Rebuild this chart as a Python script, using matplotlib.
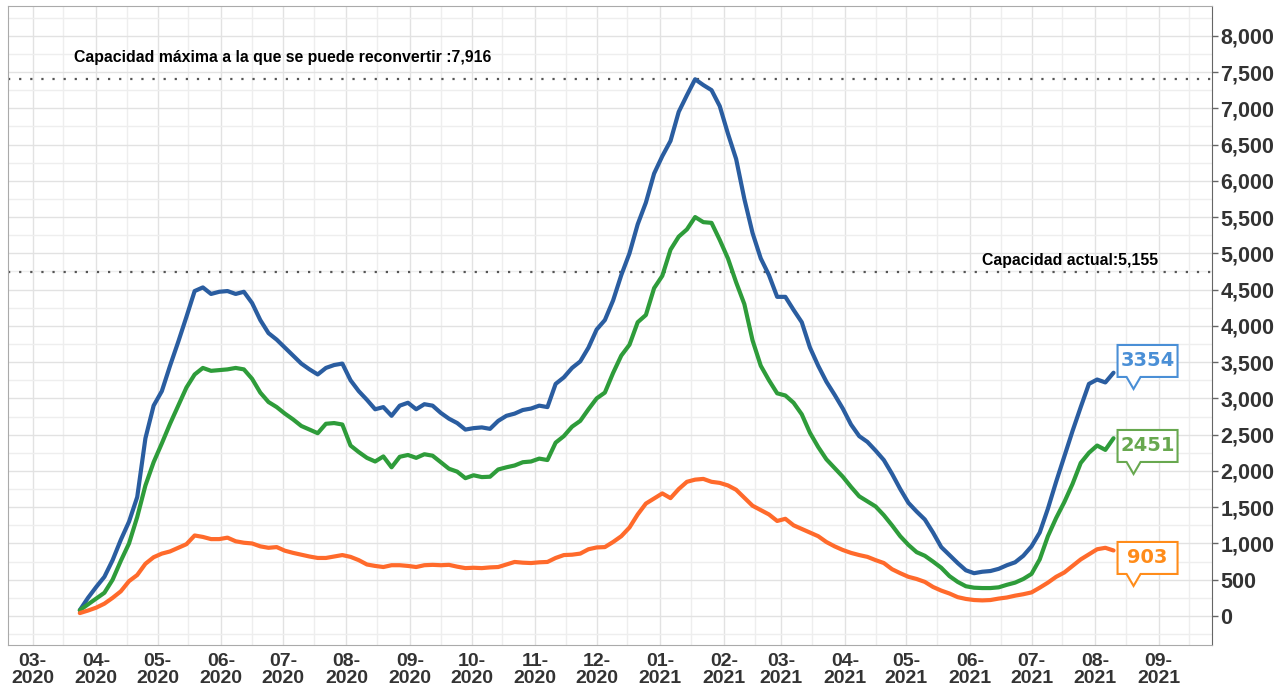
"""
Ocupación hospitalaria COVID-19: tres series con capacidad de referencia
"""

import matplotlib
matplotlib.use('Agg')
import matplotlib.pyplot as plt
import matplotlib.dates as mdates
import matplotlib.transforms as mtransforms
from matplotlib.patches import Polygon
from matplotlib.ticker import MultipleLocator, FuncFormatter
import pandas as pd

plt.rcParams['font.family'] = ['Liberation Sans', 'DejaVu Sans']

# one reading every 4 days, 24-mar-2020 .. 10-ago-2021
dates = pd.date_range('2020-03-24', periods=127, freq='4D')

blue = [80, 250, 400, 540, 770, 1050, 1300, 1640, 2450, 2900,
        3100, 3450, 3780, 4125, 4480, 4530, 4440, 4470, 4480, 4440,
        4470, 4315, 4080, 3900, 3810, 3700, 3590, 3480, 3400, 3330,
        3420, 3460, 3480, 3250, 3100, 2980, 2850, 2880, 2760, 2900,
        2940, 2850, 2920, 2900, 2800, 2720, 2660, 2570, 2590, 2600,
        2580, 2690, 2760, 2790, 2840, 2860, 2900, 2880, 3200, 3290,
        3420, 3510, 3700, 3950, 4080, 4350, 4700, 5000, 5400, 5700,
        6100, 6340, 6550, 6950, 7180, 7400, 7320, 7250, 7030, 6650,
        6300, 5750, 5280, 4930, 4700, 4400, 4400, 4220, 4050, 3700,
        3450, 3230, 3050, 2860, 2640, 2480, 2400, 2280, 2150, 1960,
        1750, 1560, 1440, 1330, 1150, 950, 840, 730, 630, 590,
        610, 620, 650, 700, 740, 830, 960, 1150, 1480, 1850,
        2200, 2550, 2880, 3200, 3260, 3220, 3354]

green = [80, 160, 240, 320, 500, 760, 1000, 1365, 1800, 2120,
         2380, 2650, 2900, 3150, 3330, 3420, 3380, 3390, 3400, 3420,
         3400, 3270, 3080, 2950, 2880, 2790, 2710, 2620, 2570, 2520,
         2650, 2660, 2640, 2350, 2260, 2180, 2130, 2200, 2050, 2195,
         2220, 2180, 2230, 2210, 2120, 2030, 1990, 1900, 1940, 1915,
         1920, 2020, 2050, 2075, 2120, 2130, 2170, 2150, 2390, 2480,
         2610, 2690, 2850, 3000, 3080, 3350, 3590, 3740, 4050, 4150,
         4520, 4690, 5050, 5230, 5330, 5500, 5430, 5420, 5185, 4930,
         4600, 4300, 3800, 3450, 3250, 3070, 3040, 2940, 2780, 2525,
         2330, 2160, 2040, 1920, 1780, 1650, 1580, 1510, 1390, 1250,
         1100, 980, 880, 830, 750, 665, 550, 470, 410, 390,
         385, 385, 395, 430, 460, 510, 580, 780, 1100, 1350,
         1570, 1820, 2110, 2250, 2350, 2290, 2451]

orange = [40, 75, 115, 170, 250, 340, 480, 565, 720, 810,
          860, 890, 940, 990, 1110, 1090, 1060, 1060, 1080, 1030,
          1010, 1000, 960, 940, 950, 900, 870, 845, 820, 800,
          800, 820, 840, 815, 770, 710, 690, 675, 700, 700,
          690, 675, 700, 705, 700, 705, 680, 660, 665, 660,
          670, 675, 710, 745, 735, 730, 740, 745, 800, 840,
          845, 860, 920, 945, 950, 1020, 1100, 1220, 1400, 1550,
          1620, 1690, 1625, 1750, 1850, 1880, 1890, 1850, 1835, 1800,
          1740, 1630, 1520, 1460, 1400, 1310, 1340, 1250, 1200, 1150,
          1100, 1020, 960, 910, 870, 840, 815, 770, 730, 645,
          590, 540, 510, 470, 400, 350, 310, 260, 235, 220,
          215, 220, 240, 255, 280, 300, 325, 390, 460, 540,
          600, 690, 780, 850, 920, 940, 903]

end_labels = ['3354', '2451', '903']
cap_max_text = 'Capacidad máxima a la que se puede reconvertir :7,916'
cap_now_text = 'Capacidad actual:5,155'

# colours
line_colors = ['#2a5da0', '#2e9c3a', '#ff6a2b']
label_colors = ['#4a8fd6', '#68a84f', '#ff8c1a']
label_levels = [3516, 2344, 800]   # centre of each callout box
cap_max_level = 7405
cap_now_level = 4745

fig = plt.figure(figsize=(12.78, 6.86), dpi=100)
ax = fig.add_axes([8/1278, 41/686, 1204/1278, 639/686])

for vals, c in zip([blue, green, orange], line_colors):
    ax.plot(dates, vals, color=c, linewidth=3, solid_joinstyle='round',
            solid_capstyle='round', zorder=3)

# capacity reference lines
for lev in [cap_max_level, cap_now_level]:
    ax.axhline(lev, color='#555555', linewidth=1.6, linestyle=(0, (1, 4)), zorder=2)
ax.text(pd.Timestamp('2020-03-21'), 7695, cap_max_text, fontsize=11.4,
        fontweight='bold', color='black', va='center', ha='left')
ax.text(pd.Timestamp('2021-06-07'), 4895, cap_now_text, fontsize=11.4,
        fontweight='bold', color='black', va='center', ha='left')

# callout boxes at the end of each series
xend = mdates.date2num(dates[-1])
shape = [(0.04, 0.16), (0.64, 0.16), (0.64, -0.16), (0.27, -0.16),
         (0.20, -0.28), (0.13, -0.16), (0.04, -0.16)]
for txt, lev, c in zip(end_labels, label_levels, label_colors):
    trans = fig.dpi_scale_trans + mtransforms.ScaledTranslation(xend, lev, ax.transData)
    ax.add_patch(Polygon(shape, closed=True, facecolor='white', edgecolor=c,
                         linewidth=1.5, transform=trans, clip_on=False, zorder=5))
    ax.text(0.34, 0.0, txt, transform=trans, ha='center', va='center',
            fontsize=14, fontweight='bold', color=c, family='DejaVu Sans', zorder=6)

# axes format
ax.set_xlim(pd.Timestamp('2020-02-18'), pd.Timestamp('2021-09-27'))
ax.set_ylim(-400, 8410)
ax.xaxis.set_major_locator(mdates.MonthLocator())
ax.xaxis.set_minor_locator(mdates.MonthLocator(bymonthday=16))
ax.xaxis.set_major_formatter(mdates.DateFormatter('%m-\n%Y'))
ax.yaxis.tick_right()
ax.yaxis.set_major_locator(MultipleLocator(500))
ax.yaxis.set_minor_locator(MultipleLocator(250))
ax.yaxis.set_major_formatter(FuncFormatter(lambda v, p: f'{int(v):,}'))
ax.set_yticks([v for v in range(0, 8001, 500)])

ax.grid(which='major', color='#e2e2e2', linewidth=1)
ax.grid(which='minor', color='#eeeeee', linewidth=1)
ax.set_axisbelow(True)

ax.tick_params(axis='x', which='both', length=0, pad=6, labelsize=14, labelcolor='#333333')
ax.tick_params(axis='y', which='major', length=4, width=1, color='#666666', pad=2,
               labelsize=15.5, labelcolor='#333333')
ax.tick_params(axis='y', which='minor', length=0)
for lab in ax.get_xticklabels() + ax.get_yticklabels():
    lab.set_fontweight('bold')
for lab in ax.get_xticklabels():
    lab.set_linespacing(0.95)

for side in ['left', 'top', 'bottom']:
    ax.spines[side].set_color('#aaaaaa')
ax.spines['right'].set_color('#666666')

fig.savefig('out.png', dpi=100)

====

Print the data above verbatim from the first line through the line holding "dates = pd.date_range('2020-03-24', periods=127, freq='4D')", leaving every picture out.

Rebuild this chart as a Python script, using matplotlib.
"""
Ocupación hospitalaria COVID-19: tres series con capacidad de referencia
"""

import matplotlib
matplotlib.use('Agg')
import matplotlib.pyplot as plt
import matplotlib.dates as mdates
import matplotlib.transforms as mtransforms
from matplotlib.patches import Polygon
from matplotlib.ticker import MultipleLocator, FuncFormatter
import pandas as pd

plt.rcParams['font.family'] = ['Liberation Sans', 'DejaVu Sans']

# one reading every 4 days, 24-mar-2020 .. 10-ago-2021
dates = pd.date_range('2020-03-24', periods=127, freq='4D')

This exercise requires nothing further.